Coach Taylor wanted Rylan to become an assistant coach after one of his long-serving assistants told him he was moving across the country to support his wife. Grandpa Joe would have given him a swift kick to the posterior if Rye had said no to the man. The team was already one game into the season, but his QB coach had to leave in a week. It would give Rye something to do while he was wrangling the final harvest festival on the farm into place. The paycheck would be minuscule, and the work long, but football was inseparably entwined with his life, even if he could never play again.
He sat through an hour and a half athletics department meeting without falling asleep, even if none of the rules really applied to him as he wasn't a teacher. He took a chance to say hello to Andrea when there was some time between the slide decks to get refreshments.
"Andrea, I thought you were going premed. What are you doing back home?" Rylan tried a friendly smile.
"Teaching calculus and coaching cross-country." Andrea's responses were quick, like she wanted Rylan to move on. Her stormy green eyes looked unsettled, and he got the hint that she wanted nothing to do with him anymore.
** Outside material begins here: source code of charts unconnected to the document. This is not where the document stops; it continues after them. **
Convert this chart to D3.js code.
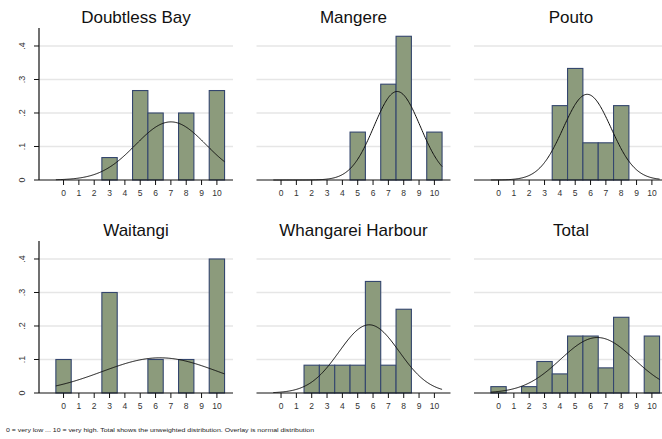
<!DOCTYPE html>
<html>
<head>
<meta charset="utf-8">
<script src="https://cdn.jsdelivr.net/npm/d3@7"></script>
<style>
  body { margin: 0; background: #fff; }
  svg { display: block; font-family: 'Liberation Sans', Arial, sans-serif; }
</style>
</head>
<body>
<div id="chart"></div>
<script>
// values (share of respondents per score)
const scores = [0, 1, 2, 3, 4, 5, 6, 7, 8, 9, 10]
const panelNames = ['Doubtless Bay', 'Mangere', 'Pouto', 'Waitangi', 'Whangarei Harbour', 'Total']
const doubtlessBay = [0, 0, 0, 0.067, 0, 0.267, 0.2, 0, 0.2, 0, 0.267]
const mangere = [0, 0, 0, 0, 0, 0.143, 0, 0.286, 0.429, 0, 0.143]
const pouto = [0, 0, 0, 0, 0.222, 0.333, 0.111, 0.111, 0.222, 0, 0]
const waitangi = [0.1, 0, 0, 0.3, 0, 0, 0.1, 0, 0.1, 0, 0.4]
const whangarei = [0, 0, 0.083, 0.083, 0.083, 0.083, 0.333, 0.083, 0.25, 0, 0]
const total = [0.019, 0, 0.019, 0.094, 0.057, 0.17, 0.17, 0.075, 0.226, 0, 0.17]
// normal overlay parameters per panel
const normalMean = [7.0, 7.57, 5.78, 6.3, 5.75, 6.45]
const normalSd = [2.3, 1.51, 1.56, 3.8, 1.96, 2.41]
const yTicks = [0, 0.1, 0.2, 0.3, 0.4]
const yTickLabels = ['0', '.1', '.2', '.3', '.4']
const footnote = '0 = very low ... 10 = very high. Total shows the unweighted distribution. Overlay is normal distribution'

const series = [doubtlessBay, mangere, pouto, waitangi, whangarei, total]

const width = 662, height = 439
const plotW = 194, plotH = 152
const colLeft = [39, 256.5, 474]
const rowTop = [28, 241]

const svg = d3.select('#chart').append('svg')
  .attr('width', width).attr('height', height)

const x = d3.scaleLinear().domain([-1.6, 11.05]).range([0, plotW])
const y = d3.scaleLinear().domain([0, 0.4537]).range([plotH, 0])

const normal = (m, s) => (v) => Math.exp(-0.5 * Math.pow((v - m) / s, 2)) / (s * Math.sqrt(2 * Math.PI))

const drawPanel = (i) => {
  const col = i % 3, row = Math.floor(i / 3)
  const g = svg.append('g')
    .attr('transform', 'translate(' + colLeft[col] + ',' + rowTop[row] + ')')
  const data = series[i].map((v, k) => ({score: scores[k], value: v}))

  // grid
  g.selectAll('line.grid')
    .data(yTicks.slice(1))
    .enter().append('line')
    .attr('class', 'grid')
    .attr('x1', 0).attr('x2', plotW)
    .attr('y1', (d) => y(d)).attr('y2', (d) => y(d))
    .attr('stroke', '#e6e6e6')
    .attr('stroke-width', 1.3)

  // bars
  g.selectAll('rect.bar')
    .data(data.filter((d) => d.value > 0))
    .enter().append('rect')
    .attr('class', 'bar')
    .attr('x', (d) => x(d.score - 0.5))
    .attr('width', (d) => x(d.score + 0.5) - x(d.score - 0.5))
    .attr('y', (d) => y(d.value))
    .attr('height', (d) => y(0) - y(d.value))
    .attr('fill', '#8c9b7c')
    .attr('stroke', '#34466e')
    .attr('stroke-width', 1.1)

  // normal overlay
  const f = normal(normalMean[i], normalSd[i])
  const pts = d3.range(-0.5, 10.501, 0.05)
  g.append('path')
    .datum(pts)
    .attr('fill', 'none')
    .attr('stroke', '#111')
    .attr('stroke-width', 1)
    .attr('d', d3.line().x((d) => x(d)).y((d) => y(f(d))))

  // x axis
  const xAxis = g.append('g')
    .attr('transform', 'translate(0,' + plotH + ')')
  xAxis.append('line')
    .attr('x1', 0).attr('x2', plotW)
    .attr('stroke', '#111').attr('stroke-width', 1.2)
  xAxis.selectAll('line.tick')
    .data(scores)
    .enter().append('line')
    .attr('class', 'tick')
    .attr('x1', (d) => x(d)).attr('x2', (d) => x(d))
    .attr('y1', 0).attr('y2', 5)
    .attr('stroke', '#111')
  xAxis.selectAll('text')
    .data(scores)
    .enter().append('text')
    .attr('x', (d) => x(d))
    .attr('y', 16)
    .attr('text-anchor', 'middle')
    .attr('font-size', 8.5)
    .attr('fill', '#333')
    .text((d) => d)

  // y axis only in the first column
  if (col === 0) {
    const yAxis = g.append('g')
    yAxis.append('line')
      .attr('x1', 0).attr('x2', 0)
      .attr('y1', 0).attr('y2', plotH)
      .attr('stroke', '#111').attr('stroke-width', 1.2)
    yAxis.selectAll('line.tick')
      .data(yTicks)
      .enter().append('line')
      .attr('class', 'tick')
      .attr('x1', -5).attr('x2', 0)
      .attr('y1', (d) => y(d)).attr('y2', (d) => y(d))
      .attr('stroke', '#111')
    yAxis.selectAll('text')
      .data(yTicks)
      .enter().append('text')
      .attr('transform', (d) => 'translate(-14,' + y(d) + ') rotate(-90)')
      .attr('text-anchor', 'middle')
      .attr('font-size', 9)
      .attr('fill', '#333')
      .text((d, k) => yTickLabels[k])
  }

  // title
  g.append('text')
    .attr('x', plotW / 2)
    .attr('y', -5)
    .attr('text-anchor', 'middle')
    .attr('font-size', 17)
    .attr('fill', '#111')
    .text(panelNames[i])
}

panelNames.forEach((name, i) => drawPanel(i))

svg.append('text')
  .attr('x', 6)
  .attr('y', 432)
  .attr('font-size', 6)
  .attr('fill', '#222')
  .attr('textLength', 308)
  .attr('lengthAdjust', 'spacingAndGlyphs')
  .text(footnote)
</script>
</body>
</html>
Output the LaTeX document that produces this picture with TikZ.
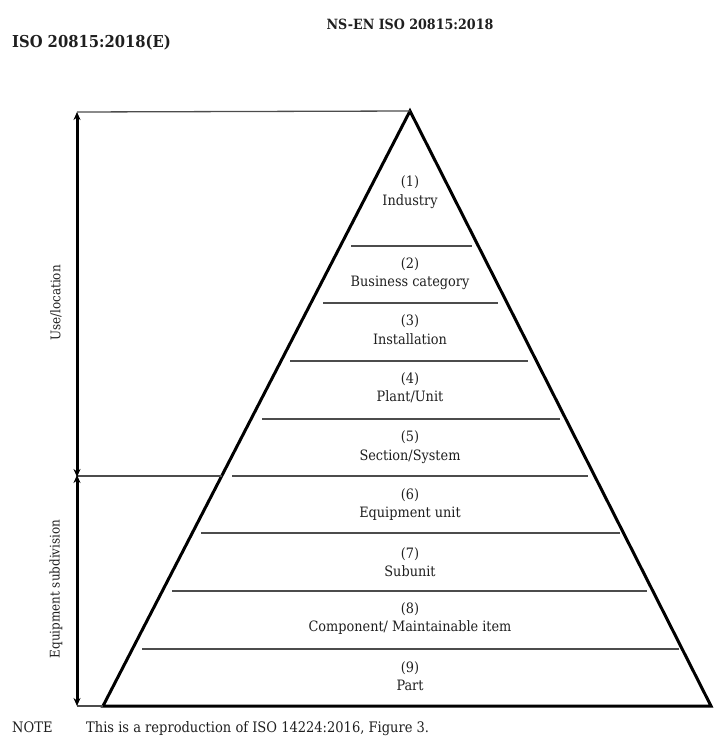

Andrea -- The last week of September
When Andrea went to school at a private institution across the state, coming back to town was the last thing she thought would happen. Even her parents had fled from the city after she graduated; her folks were aviation engineers and relocated to Texas when the local plant closed. Andi's college required community service, and she took to tutoring and teaching high-level math concepts to high schoolers with aplomb. That wouldn't have precluded her from her premed path, but a few run-ins with med students hadn't accorded themselves well. There was far too high a ratio of self-entitled assholes. Then she had to go and date one of them for a while. The way it ended didn't help with the internal questions she was battling.